WORK TO COMPLETE -
Skip the pictures and repeat each line of the data exactly.

SUPPLIED INFORMATION -
■ ■ ■

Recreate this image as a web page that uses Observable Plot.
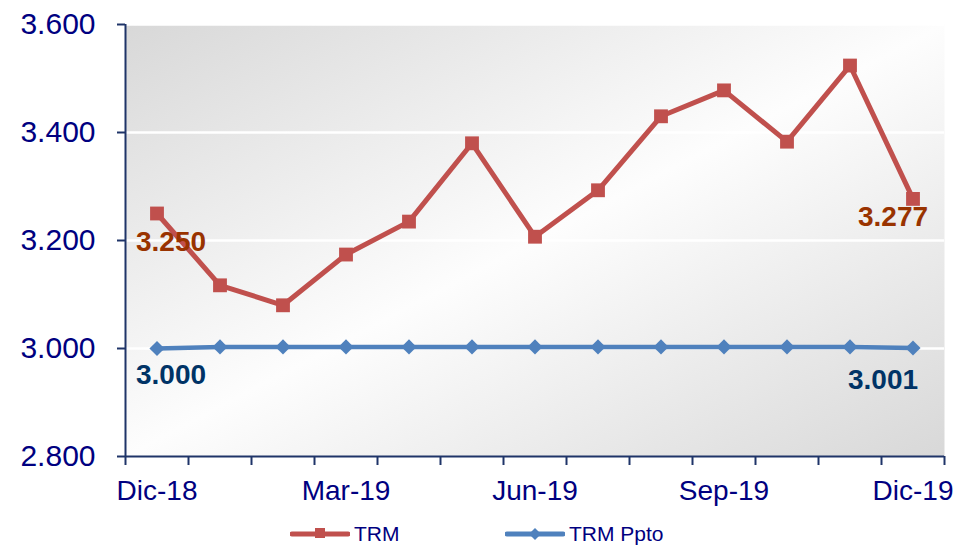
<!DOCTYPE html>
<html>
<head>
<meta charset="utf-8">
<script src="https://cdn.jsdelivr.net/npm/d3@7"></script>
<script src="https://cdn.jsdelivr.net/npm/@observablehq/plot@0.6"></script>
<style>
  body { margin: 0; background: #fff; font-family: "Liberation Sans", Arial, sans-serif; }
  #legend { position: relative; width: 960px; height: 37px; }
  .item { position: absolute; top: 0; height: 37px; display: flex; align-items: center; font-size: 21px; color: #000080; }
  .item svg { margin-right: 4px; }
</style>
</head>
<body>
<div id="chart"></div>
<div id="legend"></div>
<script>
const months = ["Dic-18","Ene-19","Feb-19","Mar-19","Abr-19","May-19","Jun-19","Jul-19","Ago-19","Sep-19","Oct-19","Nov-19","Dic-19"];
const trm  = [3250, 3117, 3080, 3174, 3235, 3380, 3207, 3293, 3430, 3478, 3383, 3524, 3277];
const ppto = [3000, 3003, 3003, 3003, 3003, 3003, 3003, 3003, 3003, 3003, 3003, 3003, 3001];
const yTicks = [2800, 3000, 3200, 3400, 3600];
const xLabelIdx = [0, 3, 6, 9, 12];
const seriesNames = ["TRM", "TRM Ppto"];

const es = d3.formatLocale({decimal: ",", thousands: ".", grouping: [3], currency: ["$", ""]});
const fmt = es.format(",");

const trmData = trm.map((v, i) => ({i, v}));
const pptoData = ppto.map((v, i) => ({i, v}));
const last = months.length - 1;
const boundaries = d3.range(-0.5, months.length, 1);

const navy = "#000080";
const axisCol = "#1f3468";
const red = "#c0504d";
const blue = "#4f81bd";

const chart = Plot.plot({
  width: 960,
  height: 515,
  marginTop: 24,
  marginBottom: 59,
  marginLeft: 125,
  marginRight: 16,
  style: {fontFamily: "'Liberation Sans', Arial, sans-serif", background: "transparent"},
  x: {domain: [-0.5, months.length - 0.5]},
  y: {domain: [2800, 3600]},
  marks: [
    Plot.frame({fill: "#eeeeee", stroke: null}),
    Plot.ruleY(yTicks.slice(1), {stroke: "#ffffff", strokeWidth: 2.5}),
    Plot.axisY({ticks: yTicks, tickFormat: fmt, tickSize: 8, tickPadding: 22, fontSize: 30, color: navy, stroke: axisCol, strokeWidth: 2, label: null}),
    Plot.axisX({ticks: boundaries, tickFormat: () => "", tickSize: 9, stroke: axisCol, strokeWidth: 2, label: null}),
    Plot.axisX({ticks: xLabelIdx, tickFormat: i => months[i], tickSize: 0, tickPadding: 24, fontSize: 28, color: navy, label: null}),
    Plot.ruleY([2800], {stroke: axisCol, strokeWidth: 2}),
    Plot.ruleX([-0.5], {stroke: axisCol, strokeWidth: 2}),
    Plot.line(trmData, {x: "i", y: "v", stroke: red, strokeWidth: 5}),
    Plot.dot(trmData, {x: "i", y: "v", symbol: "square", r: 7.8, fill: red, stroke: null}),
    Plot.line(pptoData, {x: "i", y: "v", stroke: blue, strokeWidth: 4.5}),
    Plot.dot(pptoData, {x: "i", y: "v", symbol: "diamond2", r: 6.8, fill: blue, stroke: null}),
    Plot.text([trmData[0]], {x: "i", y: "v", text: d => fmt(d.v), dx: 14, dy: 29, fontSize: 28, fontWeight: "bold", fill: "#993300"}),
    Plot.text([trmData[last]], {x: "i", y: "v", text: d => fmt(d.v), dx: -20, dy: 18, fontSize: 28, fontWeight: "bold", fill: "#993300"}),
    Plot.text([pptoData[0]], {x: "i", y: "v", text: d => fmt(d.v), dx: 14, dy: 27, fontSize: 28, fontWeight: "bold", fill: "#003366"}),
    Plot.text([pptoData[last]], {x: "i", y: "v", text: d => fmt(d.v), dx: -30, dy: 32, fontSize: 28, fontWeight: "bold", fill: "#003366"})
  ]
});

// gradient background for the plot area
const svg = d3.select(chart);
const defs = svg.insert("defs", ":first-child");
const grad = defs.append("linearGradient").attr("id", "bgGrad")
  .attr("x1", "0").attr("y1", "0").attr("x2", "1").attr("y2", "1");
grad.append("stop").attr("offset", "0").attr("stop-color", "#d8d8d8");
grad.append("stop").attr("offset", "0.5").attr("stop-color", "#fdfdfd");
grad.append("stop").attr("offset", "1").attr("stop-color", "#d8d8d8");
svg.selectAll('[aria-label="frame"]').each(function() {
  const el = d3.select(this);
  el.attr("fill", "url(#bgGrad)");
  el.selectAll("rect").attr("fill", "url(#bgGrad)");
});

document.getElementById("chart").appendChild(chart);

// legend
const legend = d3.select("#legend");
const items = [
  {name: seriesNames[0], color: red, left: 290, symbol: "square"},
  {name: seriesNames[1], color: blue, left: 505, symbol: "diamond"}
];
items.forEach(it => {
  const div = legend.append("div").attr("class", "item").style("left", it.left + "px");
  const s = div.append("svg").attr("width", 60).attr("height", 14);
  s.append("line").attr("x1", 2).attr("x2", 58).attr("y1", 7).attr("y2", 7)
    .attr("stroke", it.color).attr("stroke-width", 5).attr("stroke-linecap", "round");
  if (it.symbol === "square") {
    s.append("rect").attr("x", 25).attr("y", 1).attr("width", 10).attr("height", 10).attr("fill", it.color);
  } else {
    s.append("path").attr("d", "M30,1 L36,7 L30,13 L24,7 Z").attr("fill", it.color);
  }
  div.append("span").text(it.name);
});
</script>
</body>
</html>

■ ■ ■

TASK SOLUTION -
Recreate this image as a web page that uses Observable Plot.
<!DOCTYPE html>
<html>
<head>
<meta charset="utf-8">
<script src="https://cdn.jsdelivr.net/npm/d3@7"></script>
<script src="https://cdn.jsdelivr.net/npm/@observablehq/plot@0.6"></script>
<style>
  body { margin: 0; background: #fff; font-family: "Liberation Sans", Arial, sans-serif; }
  #legend { position: relative; width: 960px; height: 37px; }
  .item { position: absolute; top: 0; height: 37px; display: flex; align-items: center; font-size: 21px; color: #000080; }
  .item svg { margin-right: 4px; }
</style>
</head>
<body>
<div id="chart"></div>
<div id="legend"></div>
<script>
const months = ["Dic-18","Ene-19","Feb-19","Mar-19","Abr-19","May-19","Jun-19","Jul-19","Ago-19","Sep-19","Oct-19","Nov-19","Dic-19"];
const trm  = [3250, 3117, 3080, 3174, 3235, 3380, 3207, 3293, 3430, 3478, 3383, 3524, 3277];
const ppto = [3000, 3003, 3003, 3003, 3003, 3003, 3003, 3003, 3003, 3003, 3003, 3003, 3001];
const yTicks = [2800, 3000, 3200, 3400, 3600];
const xLabelIdx = [0, 3, 6, 9, 12];
const seriesNames = ["TRM", "TRM Ppto"];

const es = d3.formatLocale({decimal: ",", thousands: ".", grouping: [3], currency: ["$", ""]});
const fmt = es.format(",");

const trmData = trm.map((v, i) => ({i, v}));
const pptoData = ppto.map((v, i) => ({i, v}));
const last = months.length - 1;
const boundaries = d3.range(-0.5, months.length, 1);

const navy = "#000080";
const axisCol = "#1f3468";
const red = "#c0504d";
const blue = "#4f81bd";

const chart = Plot.plot({
  width: 960,
  height: 515,
  marginTop: 24,
  marginBottom: 59,
  marginLeft: 125,
  marginRight: 16,
  style: {fontFamily: "'Liberation Sans', Arial, sans-serif", background: "transparent"},
  x: {domain: [-0.5, months.length - 0.5]},
  y: {domain: [2800, 3600]},
  marks: [
    Plot.frame({fill: "#eeeeee", stroke: null}),
    Plot.ruleY(yTicks.slice(1), {stroke: "#ffffff", strokeWidth: 2.5}),
    Plot.axisY({ticks: yTicks, tickFormat: fmt, tickSize: 8, tickPadding: 22, fontSize: 30, color: navy, stroke: axisCol, strokeWidth: 2, label: null}),
    Plot.axisX({ticks: boundaries, tickFormat: () => "", tickSize: 9, stroke: axisCol, strokeWidth: 2, label: null}),
    Plot.axisX({ticks: xLabelIdx, tickFormat: i => months[i], tickSize: 0, tickPadding: 24, fontSize: 28, color: navy, label: null}),
    Plot.ruleY([2800], {stroke: axisCol, strokeWidth: 2}),
    Plot.ruleX([-0.5], {stroke: axisCol, strokeWidth: 2}),
    Plot.line(trmData, {x: "i", y: "v", stroke: red, strokeWidth: 5}),
    Plot.dot(trmData, {x: "i", y: "v", symbol: "square", r: 7.8, fill: red, stroke: null}),
    Plot.line(pptoData, {x: "i", y: "v", stroke: blue, strokeWidth: 4.5}),
    Plot.dot(pptoData, {x: "i", y: "v", symbol: "diamond2", r: 6.8, fill: blue, stroke: null}),
    Plot.text([trmData[0]], {x: "i", y: "v", text: d => fmt(d.v), dx: 14, dy: 29, fontSize: 28, fontWeight: "bold", fill: "#993300"}),
    Plot.text([trmData[last]], {x: "i", y: "v", text: d => fmt(d.v), dx: -20, dy: 18, fontSize: 28, fontWeight: "bold", fill: "#993300"}),
    Plot.text([pptoData[0]], {x: "i", y: "v", text: d => fmt(d.v), dx: 14, dy: 27, fontSize: 28, fontWeight: "bold", fill: "#003366"}),
    Plot.text([pptoData[last]], {x: "i", y: "v", text: d => fmt(d.v), dx: -30, dy: 32, fontSize: 28, fontWeight: "bold", fill: "#003366"})
  ]
});

// gradient background for the plot area
const svg = d3.select(chart);
const defs = svg.insert("defs", ":first-child");
const grad = defs.append("linearGradient").attr("id", "bgGrad")
  .attr("x1", "0").attr("y1", "0").attr("x2", "1").attr("y2", "1");
grad.append("stop").attr("offset", "0").attr("stop-color", "#d8d8d8");
grad.append("stop").attr("offset", "0.5").attr("stop-color", "#fdfdfd");
grad.append("stop").attr("offset", "1").attr("stop-color", "#d8d8d8");
svg.selectAll('[aria-label="frame"]').each(function() {
  const el = d3.select(this);
  el.attr("fill", "url(#bgGrad)");
  el.selectAll("rect").attr("fill", "url(#bgGrad)");
});

document.getElementById("chart").appendChild(chart);

// legend
const legend = d3.select("#legend");
const items = [
  {name: seriesNames[0], color: red, left: 290, symbol: "square"},
  {name: seriesNames[1], color: blue, left: 505, symbol: "diamond"}
];
items.forEach(it => {
  const div = legend.append("div").attr("class", "item").style("left", it.left + "px");
  const s = div.append("svg").attr("width", 60).attr("height", 14);
  s.append("line").attr("x1", 2).attr("x2", 58).attr("y1", 7).attr("y2", 7)
    .attr("stroke", it.color).attr("stroke-width", 5).attr("stroke-linecap", "round");
  if (it.symbol === "square") {
    s.append("rect").attr("x", 25).attr("y", 1).attr("width", 10).attr("height", 10).attr("fill", it.color);
  } else {
    s.append("path").attr("d", "M30,1 L36,7 L30,13 L24,7 Z").attr("fill", it.color);
  }
  div.append("span").text(it.name);
});
</script>
</body>
</html>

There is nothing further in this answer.